▸ Entries
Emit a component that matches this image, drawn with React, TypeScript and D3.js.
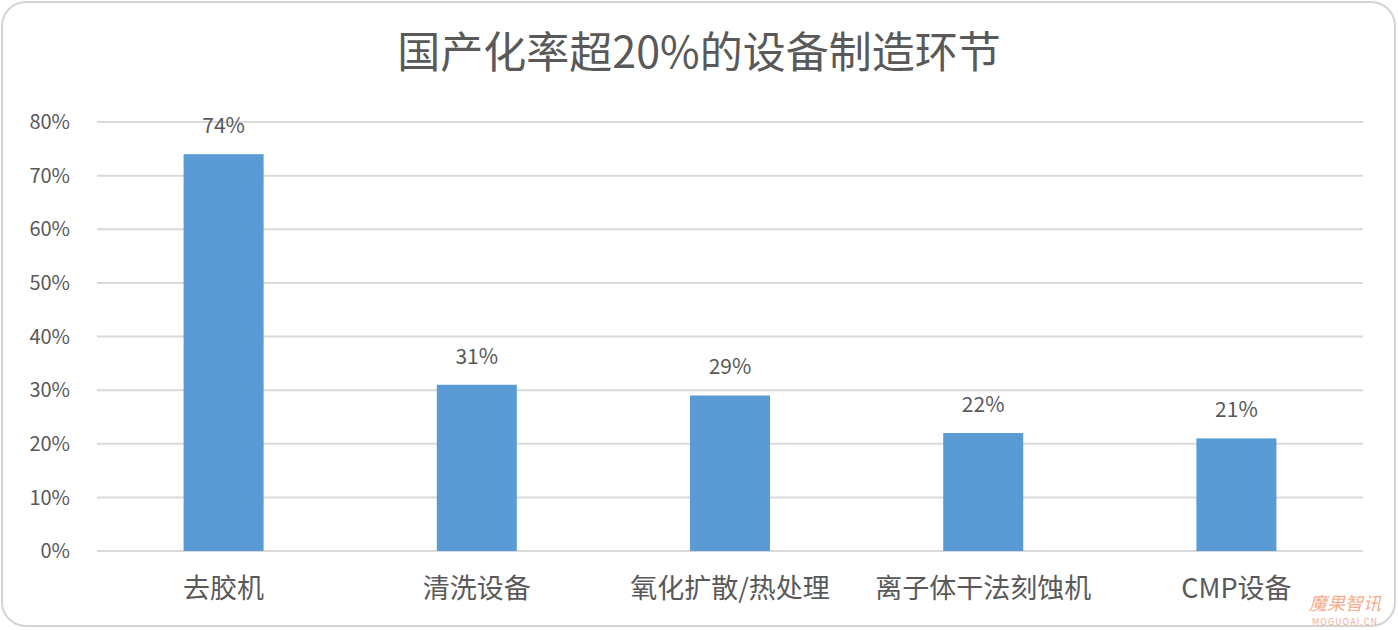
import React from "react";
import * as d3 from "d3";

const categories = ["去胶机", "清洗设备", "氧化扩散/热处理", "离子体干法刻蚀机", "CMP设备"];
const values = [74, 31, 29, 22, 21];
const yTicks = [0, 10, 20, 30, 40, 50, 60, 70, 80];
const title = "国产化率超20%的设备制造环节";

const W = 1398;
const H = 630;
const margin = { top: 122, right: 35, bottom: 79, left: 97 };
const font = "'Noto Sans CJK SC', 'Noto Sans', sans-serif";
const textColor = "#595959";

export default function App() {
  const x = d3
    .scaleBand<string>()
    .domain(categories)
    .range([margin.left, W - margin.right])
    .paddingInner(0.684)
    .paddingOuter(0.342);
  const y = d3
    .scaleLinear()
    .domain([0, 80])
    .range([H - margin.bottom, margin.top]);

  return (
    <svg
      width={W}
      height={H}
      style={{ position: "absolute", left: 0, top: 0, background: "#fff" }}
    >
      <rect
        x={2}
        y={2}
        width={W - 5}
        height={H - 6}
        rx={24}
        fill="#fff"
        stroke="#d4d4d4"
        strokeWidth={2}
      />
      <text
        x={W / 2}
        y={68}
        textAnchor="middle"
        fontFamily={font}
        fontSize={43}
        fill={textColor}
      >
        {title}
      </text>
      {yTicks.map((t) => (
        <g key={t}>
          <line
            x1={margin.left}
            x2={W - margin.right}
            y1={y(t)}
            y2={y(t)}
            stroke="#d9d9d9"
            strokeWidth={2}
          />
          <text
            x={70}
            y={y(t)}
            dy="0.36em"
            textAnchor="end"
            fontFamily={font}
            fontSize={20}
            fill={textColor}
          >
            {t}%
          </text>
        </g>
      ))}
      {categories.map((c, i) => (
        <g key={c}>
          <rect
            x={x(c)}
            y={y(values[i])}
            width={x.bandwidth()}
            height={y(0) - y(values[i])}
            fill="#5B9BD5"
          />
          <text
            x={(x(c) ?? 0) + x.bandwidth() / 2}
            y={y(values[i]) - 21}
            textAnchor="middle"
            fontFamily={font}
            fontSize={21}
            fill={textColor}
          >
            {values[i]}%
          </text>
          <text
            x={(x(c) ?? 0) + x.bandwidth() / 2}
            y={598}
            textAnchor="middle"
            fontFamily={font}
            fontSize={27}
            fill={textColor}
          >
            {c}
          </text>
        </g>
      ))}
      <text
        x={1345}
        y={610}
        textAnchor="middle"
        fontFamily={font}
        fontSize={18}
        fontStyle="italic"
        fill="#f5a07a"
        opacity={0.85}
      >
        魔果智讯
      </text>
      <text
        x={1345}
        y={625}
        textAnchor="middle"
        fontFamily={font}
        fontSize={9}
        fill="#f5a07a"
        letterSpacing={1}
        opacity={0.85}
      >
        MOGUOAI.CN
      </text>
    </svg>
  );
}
==
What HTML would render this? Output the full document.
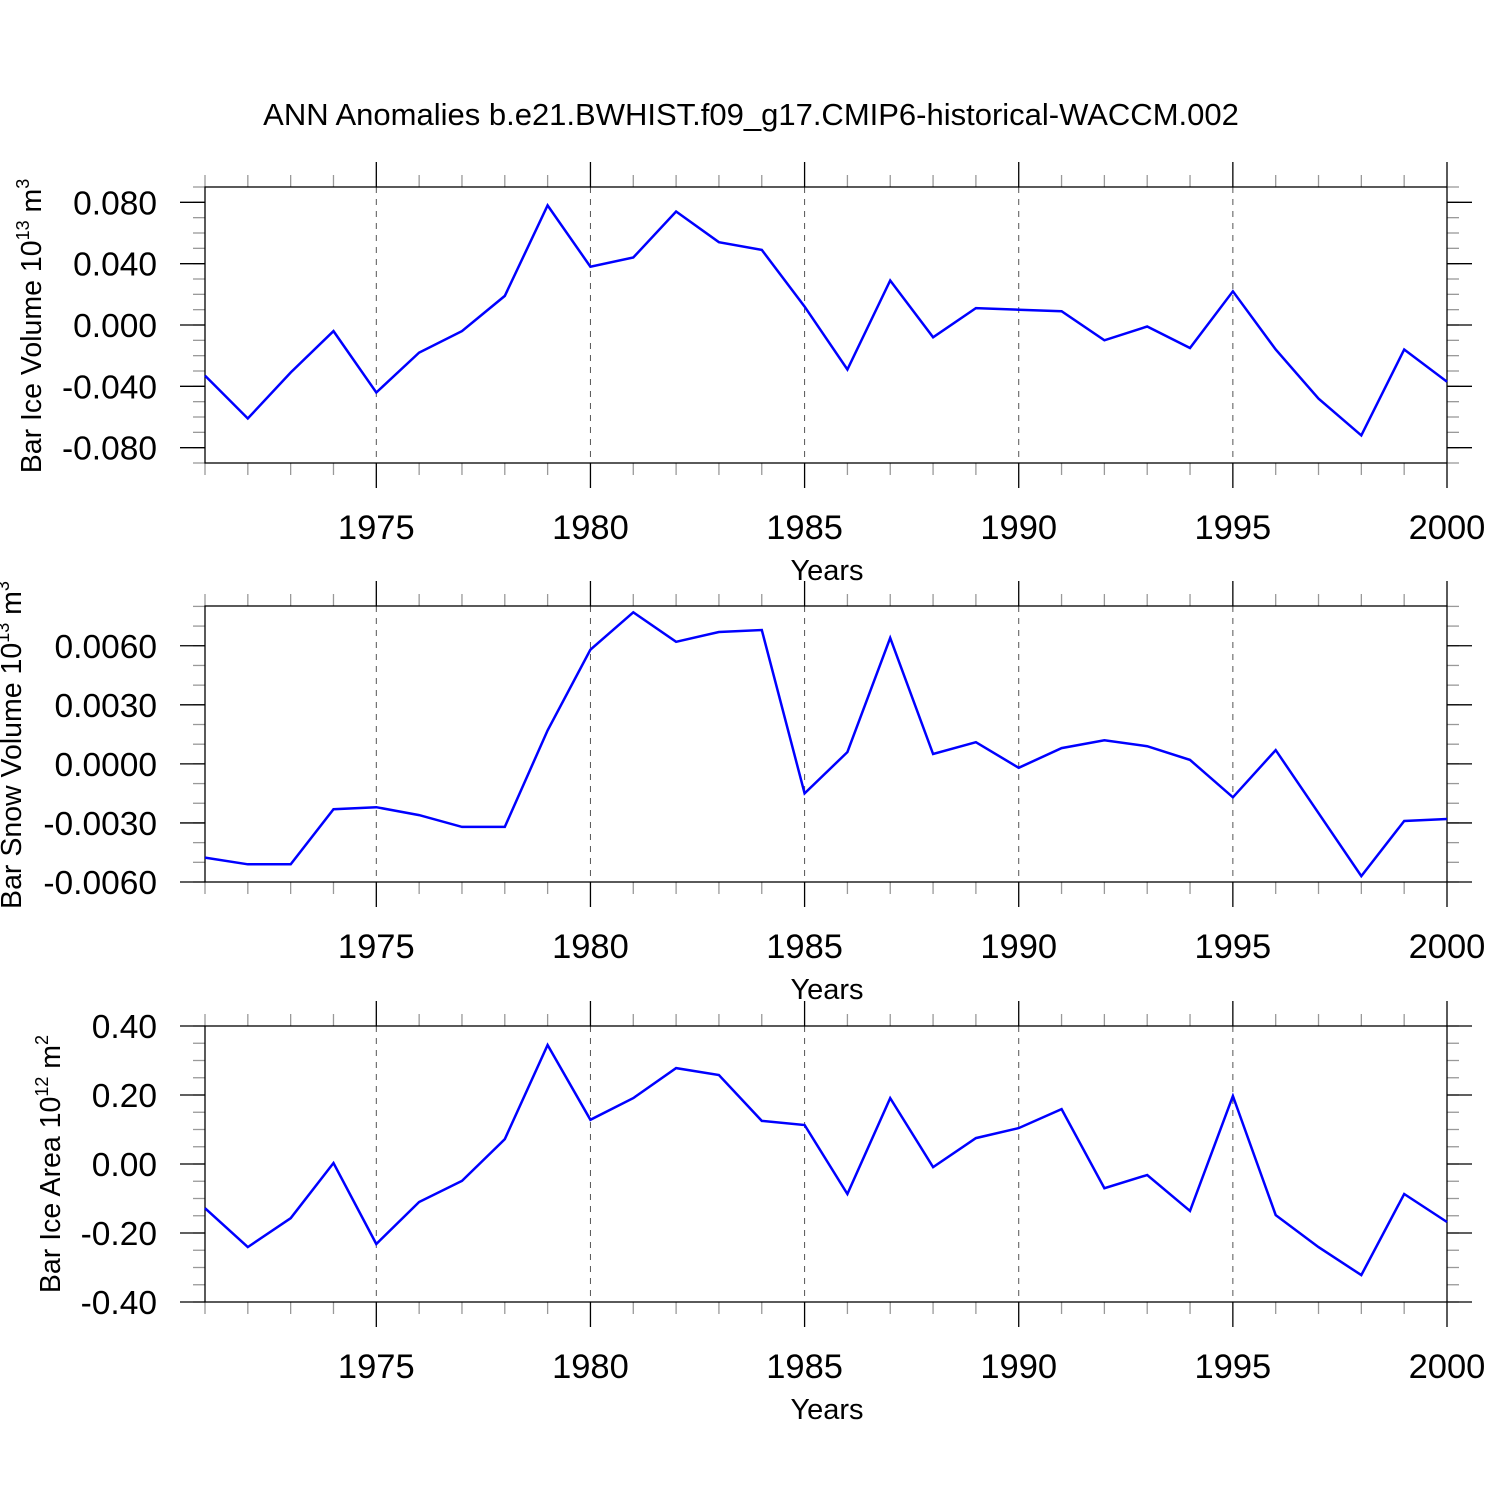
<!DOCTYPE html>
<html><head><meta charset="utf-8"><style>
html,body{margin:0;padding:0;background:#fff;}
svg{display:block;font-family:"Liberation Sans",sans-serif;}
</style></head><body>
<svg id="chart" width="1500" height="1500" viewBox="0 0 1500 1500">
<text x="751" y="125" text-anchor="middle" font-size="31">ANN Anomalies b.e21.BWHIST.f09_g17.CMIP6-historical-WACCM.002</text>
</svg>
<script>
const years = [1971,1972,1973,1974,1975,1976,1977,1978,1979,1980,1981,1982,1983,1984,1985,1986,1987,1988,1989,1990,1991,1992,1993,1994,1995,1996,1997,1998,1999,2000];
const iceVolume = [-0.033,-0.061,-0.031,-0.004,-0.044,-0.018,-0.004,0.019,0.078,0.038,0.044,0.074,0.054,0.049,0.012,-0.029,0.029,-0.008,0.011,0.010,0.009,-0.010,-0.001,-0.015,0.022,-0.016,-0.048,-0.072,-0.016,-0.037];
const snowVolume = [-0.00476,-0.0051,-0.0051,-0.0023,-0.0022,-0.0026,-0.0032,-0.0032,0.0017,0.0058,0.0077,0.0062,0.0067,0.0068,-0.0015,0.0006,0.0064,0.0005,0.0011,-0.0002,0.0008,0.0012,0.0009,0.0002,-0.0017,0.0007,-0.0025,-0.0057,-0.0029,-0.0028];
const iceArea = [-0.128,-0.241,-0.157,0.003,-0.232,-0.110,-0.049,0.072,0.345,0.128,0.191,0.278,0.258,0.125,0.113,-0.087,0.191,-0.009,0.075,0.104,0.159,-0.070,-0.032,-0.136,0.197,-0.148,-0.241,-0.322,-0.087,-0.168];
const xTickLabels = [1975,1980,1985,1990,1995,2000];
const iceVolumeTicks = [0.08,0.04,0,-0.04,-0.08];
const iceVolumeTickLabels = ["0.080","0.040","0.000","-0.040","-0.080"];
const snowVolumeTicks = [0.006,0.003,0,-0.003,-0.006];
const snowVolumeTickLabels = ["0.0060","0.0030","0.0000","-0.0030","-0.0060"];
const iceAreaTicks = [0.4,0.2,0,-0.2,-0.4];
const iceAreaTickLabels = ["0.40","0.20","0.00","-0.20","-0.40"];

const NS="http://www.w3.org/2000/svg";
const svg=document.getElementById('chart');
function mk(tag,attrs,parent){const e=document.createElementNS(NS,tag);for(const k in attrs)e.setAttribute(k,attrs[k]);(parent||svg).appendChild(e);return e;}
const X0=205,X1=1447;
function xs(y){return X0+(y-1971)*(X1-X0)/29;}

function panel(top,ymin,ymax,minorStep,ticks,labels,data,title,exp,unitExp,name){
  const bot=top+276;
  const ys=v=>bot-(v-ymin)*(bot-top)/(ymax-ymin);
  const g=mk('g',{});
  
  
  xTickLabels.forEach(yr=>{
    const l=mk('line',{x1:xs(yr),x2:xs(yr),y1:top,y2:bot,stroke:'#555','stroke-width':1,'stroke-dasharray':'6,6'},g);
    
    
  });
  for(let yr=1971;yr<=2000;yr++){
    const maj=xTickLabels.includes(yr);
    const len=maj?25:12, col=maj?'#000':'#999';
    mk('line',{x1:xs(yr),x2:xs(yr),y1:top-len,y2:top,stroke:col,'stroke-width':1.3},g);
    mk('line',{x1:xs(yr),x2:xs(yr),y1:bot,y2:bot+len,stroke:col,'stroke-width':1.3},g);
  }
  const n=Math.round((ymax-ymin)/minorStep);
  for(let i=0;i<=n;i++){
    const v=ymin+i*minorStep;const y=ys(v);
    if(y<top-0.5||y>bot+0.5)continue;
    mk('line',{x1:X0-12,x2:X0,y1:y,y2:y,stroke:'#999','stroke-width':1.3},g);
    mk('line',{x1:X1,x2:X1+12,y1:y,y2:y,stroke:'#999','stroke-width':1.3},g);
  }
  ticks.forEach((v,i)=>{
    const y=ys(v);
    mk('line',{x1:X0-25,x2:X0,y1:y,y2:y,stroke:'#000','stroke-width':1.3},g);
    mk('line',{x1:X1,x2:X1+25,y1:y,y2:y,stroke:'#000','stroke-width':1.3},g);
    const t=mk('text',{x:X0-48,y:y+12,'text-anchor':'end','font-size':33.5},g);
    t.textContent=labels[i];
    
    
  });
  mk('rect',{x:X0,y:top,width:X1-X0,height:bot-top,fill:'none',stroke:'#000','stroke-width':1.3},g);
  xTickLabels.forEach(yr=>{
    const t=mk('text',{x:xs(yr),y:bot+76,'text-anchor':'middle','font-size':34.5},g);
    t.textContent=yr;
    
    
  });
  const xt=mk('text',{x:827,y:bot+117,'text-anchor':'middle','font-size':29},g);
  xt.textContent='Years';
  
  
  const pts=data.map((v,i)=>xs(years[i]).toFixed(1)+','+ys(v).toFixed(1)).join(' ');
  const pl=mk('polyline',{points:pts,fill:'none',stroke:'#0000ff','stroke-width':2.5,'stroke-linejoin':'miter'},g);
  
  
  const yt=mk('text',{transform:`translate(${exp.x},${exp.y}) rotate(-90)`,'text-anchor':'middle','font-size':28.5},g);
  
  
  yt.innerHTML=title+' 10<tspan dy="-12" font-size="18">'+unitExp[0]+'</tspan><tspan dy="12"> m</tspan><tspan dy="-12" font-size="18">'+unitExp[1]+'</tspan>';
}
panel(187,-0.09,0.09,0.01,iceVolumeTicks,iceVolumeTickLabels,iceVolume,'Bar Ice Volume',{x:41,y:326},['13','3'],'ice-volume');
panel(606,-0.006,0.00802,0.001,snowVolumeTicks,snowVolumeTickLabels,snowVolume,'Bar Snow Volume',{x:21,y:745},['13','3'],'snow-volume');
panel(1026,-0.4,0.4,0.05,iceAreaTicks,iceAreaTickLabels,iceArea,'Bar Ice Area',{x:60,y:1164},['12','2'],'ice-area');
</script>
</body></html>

▸ Problem details
Extract exactly, and only, the lines from the one with "Emit a component" to the one with "import * as", both ends counted. Leave the images behind.

▸ Result of this task
Emit a component that matches this image, drawn with React, TypeScript and D3.js.
import React from "react";
import * as d3 from "d3";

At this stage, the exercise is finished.